Not only was he able to network with friends and fellow professionals he already knew, but he met more seasoned attorneys in his practice area who held opinions that aligned with the candidate’s views. He realized how the rooms change with the issues involved and saw the value in being a part of the process.

I could see how, for this young attorney, the picture became a little clearer for him. To complement his enjoyable evening, he had made several new marketing contacts that he hopes to develop into new business. He’s still not sure how he feels about the candidates he met, but I’m 100% sure he’s more informed and further along in his professional development than he was before he walked into that room.

His newfound appreciation for political involvement matters, and not just because we should all care about what happens in our state or our community (we should). As a young lawyer, your clients, family and friends will expect you to be “up” on the issues — if not to have an opinion that they will seek out.

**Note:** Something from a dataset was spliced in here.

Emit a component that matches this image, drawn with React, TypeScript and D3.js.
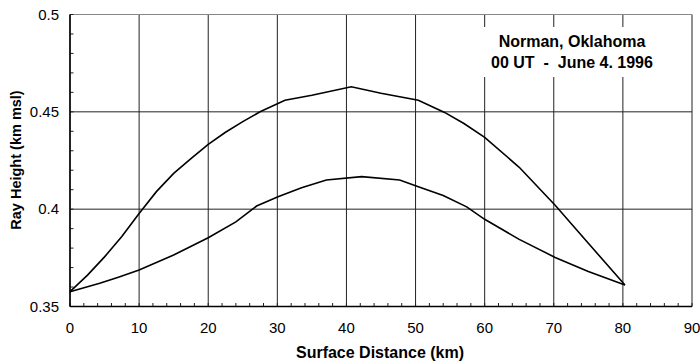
import React from "react";
import * as d3 from "d3";

const xTicks = [0, 10, 20, 30, 40, 50, 60, 70, 80, 90];
const yTicks = [0.35, 0.4, 0.45, 0.5];
const yTickLabels = ["0.35", "0.4", "0.45", "0.5"];

const upperX = [0, 2.5, 5, 7.5, 10, 12.5, 15, 17.5, 20, 22.5, 25, 27.5, 31.1, 35, 40.7, 45, 50.4, 54.2, 57, 60, 65, 70.2, 75, 80.3];
const upperY = [0.3576, 0.366, 0.3755, 0.386, 0.3978, 0.409, 0.4184, 0.426, 0.4333, 0.4395, 0.445, 0.45, 0.456, 0.4585, 0.4629, 0.4595, 0.456, 0.4497, 0.444, 0.4369, 0.4215, 0.402, 0.3825, 0.361];

const lowerX = [0, 4.3, 7, 10, 15, 20, 24, 27, 30.1, 33.5, 37.1, 42.2, 47.7, 50.1, 54, 57.4, 60, 65, 70.2, 75, 80.3];
const lowerY = [0.3576, 0.3619, 0.365, 0.3687, 0.3765, 0.3853, 0.3935, 0.4016, 0.4064, 0.411, 0.415, 0.4167, 0.415, 0.4119, 0.407, 0.4012, 0.3948, 0.3845, 0.3752, 0.368, 0.361];

const titleLines = ["Norman, Oklahoma", "00 UT  -  June 4. 1996"];

export default function App() {
  const W = 700, H = 362;
  const left = 70, right = 692, top = 14.5, bottom = 306.5;
  const x = d3.scaleLinear().domain([0, 90]).range([left, right]);
  const y = d3.scaleLinear().domain([0.35, 0.5]).range([bottom, top]);
  const mk = (xs: number[], ys: number[]) =>
    d3.line<number>().x((d) => x(d)).y((_, i) => y(ys[i]))(xs) || "";
  const minorX = d3.range(0, 90.001, 2);
  const minorY = d3.range(0.35, 0.5001, 0.01);
  const font = "Liberation Sans, Arial, Helvetica, sans-serif";
  return (
    <svg width={W} height={H} style={{ position: "absolute", left: 0, top: 0, background: "#fff" }} fontFamily={font}>
      <rect width={W} height={H} fill="#fff" />
      {xTicks.map((t) => (
        <line key={"vx" + t} x1={x(t)} x2={x(t)} y1={top} y2={bottom} stroke="#222" strokeWidth={1} />
      ))}
      {yTicks.map((t) => (
        <line key={"hy" + t} x1={left} x2={right} y1={y(t)} y2={y(t)} stroke={t === 0.5 ? "#888" : "#222"} strokeWidth={1} />
      ))}
      {minorX.map((t) => (
        <line key={"mx" + t} x1={x(t)} x2={x(t)} y1={bottom} y2={bottom - 3.5} stroke="#222" strokeWidth={1} />
      ))}
      {minorY.map((t) => (
        <line key={"my" + t} x1={left} x2={left + 3.5} y1={y(t)} y2={y(t)} stroke="#222" strokeWidth={1} />
      ))}
      <line x1={left} x2={left} y1={top} y2={bottom} stroke="#000" strokeWidth={1.5} />
      <line x1={left} x2={right} y1={bottom} y2={bottom} stroke="#000" strokeWidth={1.5} />
      <rect x={478} y={27} width={210} height={50} fill="#fff" />
      {titleLines.map((s, i) => (
        <text key={s} x={572} y={47 + i * 21} textAnchor="middle" fontSize={16} fontWeight="bold" fill="#000" style={{ whiteSpace: "pre" }}>{s}</text>
      ))}
      <path d={mk(upperX, upperY)} fill="none" stroke="#000" strokeWidth={1.6} />
      <path d={mk(lowerX, lowerY)} fill="none" stroke="#000" strokeWidth={1.6} />
      {xTicks.map((t) => (
        <text key={"xl" + t} x={x(t)} y={333} textAnchor="middle" fontSize={15} fill="#000">{t}</text>
      ))}
      {yTicks.map((t, i) => (
        <text key={"yl" + t} x={59} y={y(t) + 5} textAnchor="end" fontSize={15} fill="#000">{yTickLabels[i]}</text>
      ))}
      <text x={380} y={358} textAnchor="middle" fontSize={16} fontWeight="bold">Surface Distance (km)</text>
      <text transform={`translate(20.5,160) rotate(-90)`} textAnchor="middle" fontSize={14.5} fontWeight="bold">Ray Height (km msl)</text>
    </svg>
  );
}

People will ask you which judicial candidate to vote for. Why? You’re a lawyer, shouldn’t you know? If you don’t know which judge you would support to hear your legal dispute, then how should the general public? The same can be said for every public office. So, take a moment to get informed about the issues and the candidates.

I’m not saying you should stake out an extreme or even any position on every single issue. I am saying that people will expect you to be a resource because of your training and role as an officer of the Court. Our Code of Professionalism states that we will “be mindful of our responsibility to the judicial system, the public, our colleagues, and the rule of law.”

Informing yourself on the issues of the day that affect your community will not only make you a better citizen, it will make you a more authoritative source. That will have benefits for you and your practice for years to come. It might also help you land a new client!